Aussies help out with mechanised mining, Russia helps Botswana to find diamonds, union unhappy with new CEO appointment

28th February 2014 By: Martin Creamer - Creamer Media Editor

Aussies help out with mechanised mining, Russia helps Botswana to find diamonds, union unhappy with new CEO appointment

Two South African mines have called in Australians to help with mechanised mining. Read on page 12 of this edition of Mining Weekly of gold mining company Gold Fields bringing in a 15-person technical team from Australia to pep up mechanisation at its lagging South Deep gold mine and, in an entirely separate move, platinum miner Northam Platinum bringing in different Australian expertise to upskill local operators at its Booysendal platinum mine, in Limpopo, which is fully mechanised. This follows the deployment of a single Australian showing definite face-advance improvement. More on this can be read at www.miningweekly.com. At South Deep, Australian Garry Mills has been appointed GM as Gold Fields goes all out to obtain a return on its R40-billion investment. At Northam, retiring CEO Glyn Lewis told Mining Weekly that local matric-level Limpopo recruits were being upskilled by the Australians to operate low-profile drilling machines. “To operate these drills proficiently takes between five and seven years and, hence, our employment of Australians,” Lewis told Mining Weekly.

While Australian help is being sought in South Africa, Russian help is being called into neighbouring Botswana, where Botswana Diamonds has deployed five senior geologists from Russian State-owned diamond group Alrosa. Read on page 22 of this edition of Mining Weekly of the Russians providing input at the PL117 licence project in Botswana’s Orapa region, their entry breaking a long tradition of De Beers-only skills being deployed in the diamond-rich country, where there is growing anxiety over the lack of new diamond discoveries. Perhaps, it is now the turn of the Russians to make the new discoveries using a different technology. Alrosa’s 17 Siberian mines last year produced 36.9-million carats, accounting for 25% of global diamond production.

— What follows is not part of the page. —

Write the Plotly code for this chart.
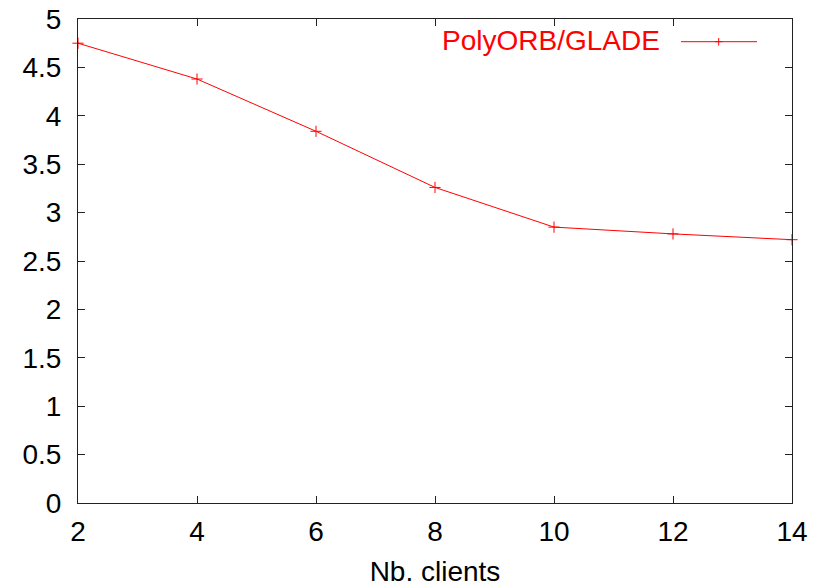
import plotly.graph_objects as go

# ---- data ----
clients = [2, 4, 6, 8, 10, 12, 14]
polyorb_glade = [4.75, 4.38, 3.84, 3.26, 2.85, 2.78, 2.72]
series_name = "PolyORB/GLADE"
x_title = "Nb. clients"
x_ticks = [2, 4, 6, 8, 10, 12, 14]
y_ticks = [0, 0.5, 1, 1.5, 2, 2.5, 3, 3.5, 4, 4.5, 5]
y_tick_text = ["0", "0.5", "1", "1.5", "2", "2.5", "3", "3.5", "4", "4.5", "5"]

# ---- layout constants ----
W, H = 820, 587
ML, MR, MT, MB = 78, 28, 19, 84
PW, PH = W - ML - MR, H - MT - MB
FONT = "Liberation Sans, Arial, Helvetica, sans-serif"
FS = 28
RED = "#ff0000"


def px_x(px):
    return (px - ML) / PW


def px_y(py):
    return (H - MB - py) / PH


fig = go.Figure()
fig.add_trace(go.Scatter(
    x=clients, y=polyorb_glade, mode="lines+markers", name=series_name,
    line=dict(color=RED, width=1),
    marker=dict(symbol="cross-thin", size=8, color=RED, line=dict(color=RED, width=1)),
    cliponaxis=False, showlegend=False,
))

axis_common = dict(
    showgrid=False, zeroline=False, showline=True, linecolor="#222222", linewidth=1,
    mirror="ticks", ticks="inside", ticklen=7, tickcolor="#222222", tickwidth=1,
    tickfont=dict(family=FONT, size=FS, color="black"), automargin=False,
)

fig.update_layout(
    width=W, height=H, autosize=False,
    margin=dict(l=ML, r=MR, t=MT, b=MB, pad=0, autoexpand=False),
    paper_bgcolor="white", plot_bgcolor="white",
    font=dict(family=FONT, size=FS, color="black"),
    xaxis=dict(range=[2, 14], tickvals=x_ticks, ticklabelstandoff=3,
               title=dict(text=x_title, font=dict(family=FONT, size=FS, color="black"), standoff=18),
               **axis_common),
    yaxis=dict(range=[0, 5], tickvals=y_ticks, ticktext=y_tick_text, ticklabelstandoff=10,
               **axis_common),
    showlegend=False,
)

# gnuplot-style key: text then line sample at top right
fig.add_annotation(
    xref="paper", yref="paper", x=px_x(662), y=px_y(40.5),
    xanchor="right", yanchor="middle", showarrow=False,
    text=series_name, font=dict(family=FONT, size=FS, color=RED),
)
fig.add_shape(type="line", xref="paper", yref="paper",
              x0=px_x(681), x1=px_x(757), y0=px_y(41.7), y1=px_y(41.7),
              line=dict(color=RED, width=1))
fig.add_shape(type="line", xref="paper", yref="paper",
              x0=px_x(718.7), x1=px_x(718.7), y0=px_y(38), y1=px_y(45.5),
              line=dict(color=RED, width=1))
fig.add_shape(type="line", xref="paper", yref="paper",
              x0=px_x(715), x1=px_x(722.5), y0=px_y(41.7), y1=px_y(41.7),
              line=dict(color=RED, width=1))

fig.write_html(
    "out.html",
    config={"displayModeBar": False},
    post_script="document.body.style.margin='0';document.body.style.overflow='hidden';",
)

The National Union of Mineworkers (NUM) is not ruling out fresh strike action at the Zondereinde platinum mine over unhappiness with the appointment of Paul Dunne as Northam Platinum’s new CEO, as can be read on Mining Weekly Online. NUM gave notice of its intention to mobilise against Dunne’s appointment at the weekend and warned that Dunne would be “baptised by fire”. In an official media release, the NUM accused Dunne of triggering a “tumultuous tide of turmoil” during his tenure at Impala Platinum. Dunne is due to take office tomorrow but with incumbent Lewis remaining on until June 30. As reported on Mining Weekly Online, on Friday, Northam blamed the recent 79-day strike at Zondereinde for its first operating loss since 1998 and said it had cost the company R750-million in unearned revenue. Unlike Northam’s Booysendal mine, which is fully mechanised, no mecha- nisation is envisaged at the complex Zondereinde mine, where the last bout of 11 weeks of striking lost employees R151-million in wages. In the six months to December 31, sales from Zondereinde fell 16.4% to 4 620 kg, with Booysendal delivering a below-par 1 138 kg.